:: SUPPLIED INFORMATION

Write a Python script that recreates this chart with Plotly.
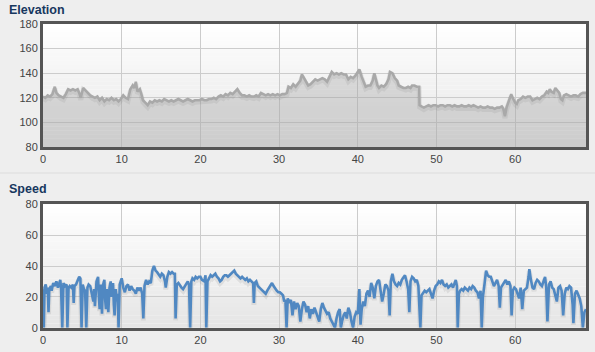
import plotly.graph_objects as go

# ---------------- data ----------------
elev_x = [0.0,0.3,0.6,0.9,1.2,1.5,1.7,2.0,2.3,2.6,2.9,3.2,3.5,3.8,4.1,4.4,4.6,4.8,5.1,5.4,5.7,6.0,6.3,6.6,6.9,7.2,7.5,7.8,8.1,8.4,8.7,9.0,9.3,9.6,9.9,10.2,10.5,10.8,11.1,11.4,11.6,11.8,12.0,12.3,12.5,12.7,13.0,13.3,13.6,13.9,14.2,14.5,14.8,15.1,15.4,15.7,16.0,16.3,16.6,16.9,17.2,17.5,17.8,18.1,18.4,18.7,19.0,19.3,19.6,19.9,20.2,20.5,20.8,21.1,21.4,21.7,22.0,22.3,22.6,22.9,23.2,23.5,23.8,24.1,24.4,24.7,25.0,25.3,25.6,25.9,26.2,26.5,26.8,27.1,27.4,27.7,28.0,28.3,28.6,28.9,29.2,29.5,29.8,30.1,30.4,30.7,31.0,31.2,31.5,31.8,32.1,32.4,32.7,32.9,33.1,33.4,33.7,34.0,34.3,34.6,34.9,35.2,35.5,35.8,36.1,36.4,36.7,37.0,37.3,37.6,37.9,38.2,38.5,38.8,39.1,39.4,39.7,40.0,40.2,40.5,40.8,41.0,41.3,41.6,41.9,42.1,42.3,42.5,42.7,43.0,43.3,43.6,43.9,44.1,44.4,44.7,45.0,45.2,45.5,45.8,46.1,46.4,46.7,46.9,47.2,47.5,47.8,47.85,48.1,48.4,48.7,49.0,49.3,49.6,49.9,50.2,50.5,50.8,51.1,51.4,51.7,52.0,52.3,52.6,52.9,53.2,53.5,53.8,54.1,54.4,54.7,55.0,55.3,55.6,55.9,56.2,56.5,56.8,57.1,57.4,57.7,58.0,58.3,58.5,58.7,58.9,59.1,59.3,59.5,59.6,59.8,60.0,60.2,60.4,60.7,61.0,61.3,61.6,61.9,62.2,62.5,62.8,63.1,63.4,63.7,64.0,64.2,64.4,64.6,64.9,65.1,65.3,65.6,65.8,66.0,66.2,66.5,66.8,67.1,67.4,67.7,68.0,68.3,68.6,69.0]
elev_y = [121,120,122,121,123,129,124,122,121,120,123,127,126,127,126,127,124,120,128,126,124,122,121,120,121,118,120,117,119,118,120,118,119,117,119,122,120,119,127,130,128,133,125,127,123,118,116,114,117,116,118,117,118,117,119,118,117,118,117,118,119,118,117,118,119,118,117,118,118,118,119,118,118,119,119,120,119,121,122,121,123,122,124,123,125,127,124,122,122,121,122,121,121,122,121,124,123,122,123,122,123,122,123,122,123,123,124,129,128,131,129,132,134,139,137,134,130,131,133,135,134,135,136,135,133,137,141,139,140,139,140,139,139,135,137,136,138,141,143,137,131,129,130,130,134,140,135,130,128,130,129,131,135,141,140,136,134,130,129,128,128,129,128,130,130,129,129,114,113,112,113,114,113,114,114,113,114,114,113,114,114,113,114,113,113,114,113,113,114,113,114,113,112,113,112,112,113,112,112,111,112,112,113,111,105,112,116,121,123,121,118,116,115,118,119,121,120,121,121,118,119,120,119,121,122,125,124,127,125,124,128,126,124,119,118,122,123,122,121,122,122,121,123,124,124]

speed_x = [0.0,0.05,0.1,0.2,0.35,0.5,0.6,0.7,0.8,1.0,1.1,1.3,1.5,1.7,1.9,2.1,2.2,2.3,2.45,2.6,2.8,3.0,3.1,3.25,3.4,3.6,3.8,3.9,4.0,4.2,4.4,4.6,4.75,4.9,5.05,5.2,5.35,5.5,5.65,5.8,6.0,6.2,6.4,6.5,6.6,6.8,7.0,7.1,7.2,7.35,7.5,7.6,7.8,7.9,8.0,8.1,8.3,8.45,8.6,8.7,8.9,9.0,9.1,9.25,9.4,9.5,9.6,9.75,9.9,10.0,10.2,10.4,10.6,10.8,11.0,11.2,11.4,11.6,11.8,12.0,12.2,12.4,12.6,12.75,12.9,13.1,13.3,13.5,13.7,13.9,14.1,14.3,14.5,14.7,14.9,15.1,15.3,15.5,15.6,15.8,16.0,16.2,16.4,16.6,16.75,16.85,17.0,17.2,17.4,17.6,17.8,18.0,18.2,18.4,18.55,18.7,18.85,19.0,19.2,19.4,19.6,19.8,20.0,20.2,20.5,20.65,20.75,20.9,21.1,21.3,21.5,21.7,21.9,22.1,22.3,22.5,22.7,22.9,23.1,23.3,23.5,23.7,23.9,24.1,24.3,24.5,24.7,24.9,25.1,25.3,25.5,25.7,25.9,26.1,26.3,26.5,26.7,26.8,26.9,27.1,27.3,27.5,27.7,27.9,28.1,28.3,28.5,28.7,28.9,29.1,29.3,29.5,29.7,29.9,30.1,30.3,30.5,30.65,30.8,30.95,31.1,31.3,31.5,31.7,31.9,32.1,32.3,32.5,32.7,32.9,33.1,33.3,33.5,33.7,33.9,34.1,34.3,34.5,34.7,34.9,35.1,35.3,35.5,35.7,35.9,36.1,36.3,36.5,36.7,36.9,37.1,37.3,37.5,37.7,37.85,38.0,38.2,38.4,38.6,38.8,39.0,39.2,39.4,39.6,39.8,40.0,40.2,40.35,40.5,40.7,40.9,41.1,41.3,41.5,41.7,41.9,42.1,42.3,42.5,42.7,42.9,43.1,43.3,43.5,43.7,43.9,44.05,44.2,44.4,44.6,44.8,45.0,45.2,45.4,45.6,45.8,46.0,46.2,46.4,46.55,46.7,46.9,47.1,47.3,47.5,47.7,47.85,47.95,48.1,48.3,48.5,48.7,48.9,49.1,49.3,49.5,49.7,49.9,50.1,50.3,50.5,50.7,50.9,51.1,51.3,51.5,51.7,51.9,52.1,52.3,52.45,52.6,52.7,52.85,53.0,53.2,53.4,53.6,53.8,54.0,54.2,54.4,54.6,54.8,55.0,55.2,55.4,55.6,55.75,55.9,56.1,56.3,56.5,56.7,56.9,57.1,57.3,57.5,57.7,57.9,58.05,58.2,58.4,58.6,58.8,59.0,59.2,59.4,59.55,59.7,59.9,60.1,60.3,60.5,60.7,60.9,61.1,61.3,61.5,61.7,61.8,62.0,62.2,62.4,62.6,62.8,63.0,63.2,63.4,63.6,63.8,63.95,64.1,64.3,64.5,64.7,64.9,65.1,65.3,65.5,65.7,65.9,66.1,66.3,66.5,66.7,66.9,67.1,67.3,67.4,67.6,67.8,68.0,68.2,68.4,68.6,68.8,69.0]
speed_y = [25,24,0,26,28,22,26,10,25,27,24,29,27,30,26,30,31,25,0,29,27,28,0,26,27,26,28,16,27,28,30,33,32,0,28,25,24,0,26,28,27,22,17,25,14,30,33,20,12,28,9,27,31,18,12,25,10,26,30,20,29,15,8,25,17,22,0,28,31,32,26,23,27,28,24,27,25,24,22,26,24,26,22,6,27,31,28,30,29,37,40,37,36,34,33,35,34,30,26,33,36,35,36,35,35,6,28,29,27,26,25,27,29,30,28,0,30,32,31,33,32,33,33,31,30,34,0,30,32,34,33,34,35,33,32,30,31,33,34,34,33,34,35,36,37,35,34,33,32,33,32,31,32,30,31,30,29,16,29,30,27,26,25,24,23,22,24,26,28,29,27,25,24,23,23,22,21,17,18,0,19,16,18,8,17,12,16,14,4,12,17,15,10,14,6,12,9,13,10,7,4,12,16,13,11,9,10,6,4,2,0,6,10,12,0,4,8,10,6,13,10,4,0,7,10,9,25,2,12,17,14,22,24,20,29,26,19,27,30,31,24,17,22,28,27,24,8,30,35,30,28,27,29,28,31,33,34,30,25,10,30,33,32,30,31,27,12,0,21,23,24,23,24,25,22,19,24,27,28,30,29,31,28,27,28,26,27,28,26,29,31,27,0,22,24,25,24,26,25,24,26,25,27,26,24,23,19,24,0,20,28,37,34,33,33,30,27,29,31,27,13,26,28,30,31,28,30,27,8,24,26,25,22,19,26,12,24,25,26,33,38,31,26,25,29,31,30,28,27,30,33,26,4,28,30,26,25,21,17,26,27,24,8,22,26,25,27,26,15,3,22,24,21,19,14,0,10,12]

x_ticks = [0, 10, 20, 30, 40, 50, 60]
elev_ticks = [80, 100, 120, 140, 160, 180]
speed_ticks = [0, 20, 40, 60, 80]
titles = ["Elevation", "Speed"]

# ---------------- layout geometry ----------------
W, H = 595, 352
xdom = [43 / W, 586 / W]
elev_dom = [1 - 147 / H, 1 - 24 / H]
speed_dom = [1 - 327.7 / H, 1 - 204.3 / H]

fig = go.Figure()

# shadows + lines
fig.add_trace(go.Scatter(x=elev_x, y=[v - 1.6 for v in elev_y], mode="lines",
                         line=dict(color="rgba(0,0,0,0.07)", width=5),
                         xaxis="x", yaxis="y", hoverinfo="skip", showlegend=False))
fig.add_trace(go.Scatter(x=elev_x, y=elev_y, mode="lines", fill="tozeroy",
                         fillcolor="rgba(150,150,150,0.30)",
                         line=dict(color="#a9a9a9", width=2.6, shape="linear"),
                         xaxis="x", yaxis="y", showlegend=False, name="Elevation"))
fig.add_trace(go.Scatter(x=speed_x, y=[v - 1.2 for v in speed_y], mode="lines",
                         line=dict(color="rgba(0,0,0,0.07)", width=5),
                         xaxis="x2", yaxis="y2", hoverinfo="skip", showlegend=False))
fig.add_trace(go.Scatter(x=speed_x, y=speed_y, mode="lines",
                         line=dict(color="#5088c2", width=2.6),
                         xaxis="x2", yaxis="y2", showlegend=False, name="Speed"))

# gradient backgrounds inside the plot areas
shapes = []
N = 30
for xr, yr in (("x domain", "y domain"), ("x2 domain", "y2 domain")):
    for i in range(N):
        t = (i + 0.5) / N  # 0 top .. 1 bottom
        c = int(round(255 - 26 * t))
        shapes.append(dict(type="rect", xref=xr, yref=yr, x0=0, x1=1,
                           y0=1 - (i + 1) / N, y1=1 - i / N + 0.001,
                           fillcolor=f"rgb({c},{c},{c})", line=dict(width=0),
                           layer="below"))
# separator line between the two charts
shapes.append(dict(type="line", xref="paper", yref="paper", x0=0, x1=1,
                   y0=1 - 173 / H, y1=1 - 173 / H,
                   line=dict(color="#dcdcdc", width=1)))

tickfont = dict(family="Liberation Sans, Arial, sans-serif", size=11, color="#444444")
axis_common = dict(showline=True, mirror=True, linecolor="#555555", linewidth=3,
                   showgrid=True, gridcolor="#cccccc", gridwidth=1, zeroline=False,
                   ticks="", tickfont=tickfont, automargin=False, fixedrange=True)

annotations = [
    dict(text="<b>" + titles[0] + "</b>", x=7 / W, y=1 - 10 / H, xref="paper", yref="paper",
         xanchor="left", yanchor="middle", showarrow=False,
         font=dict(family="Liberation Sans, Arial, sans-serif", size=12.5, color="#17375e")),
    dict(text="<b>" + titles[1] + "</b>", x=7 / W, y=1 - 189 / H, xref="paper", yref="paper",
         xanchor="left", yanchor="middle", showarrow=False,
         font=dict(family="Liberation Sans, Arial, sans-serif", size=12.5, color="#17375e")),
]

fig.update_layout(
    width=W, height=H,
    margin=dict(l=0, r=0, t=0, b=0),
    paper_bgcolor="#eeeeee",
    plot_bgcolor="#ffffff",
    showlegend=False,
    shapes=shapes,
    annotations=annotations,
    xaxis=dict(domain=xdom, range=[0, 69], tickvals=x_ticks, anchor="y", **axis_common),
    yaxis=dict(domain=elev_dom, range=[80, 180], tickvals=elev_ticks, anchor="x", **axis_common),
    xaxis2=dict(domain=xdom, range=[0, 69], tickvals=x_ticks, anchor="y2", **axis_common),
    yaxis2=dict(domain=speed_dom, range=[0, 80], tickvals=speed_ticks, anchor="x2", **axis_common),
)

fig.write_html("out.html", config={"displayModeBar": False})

::::

### THE REQUEST:
From the opening line of the listing above through the line bearing "import plotly.graph_objects as go", repeat each line exactly. Drop every picture.

### SOLUTION:
Write a Python script that recreates this chart with Plotly.
import plotly.graph_objects as go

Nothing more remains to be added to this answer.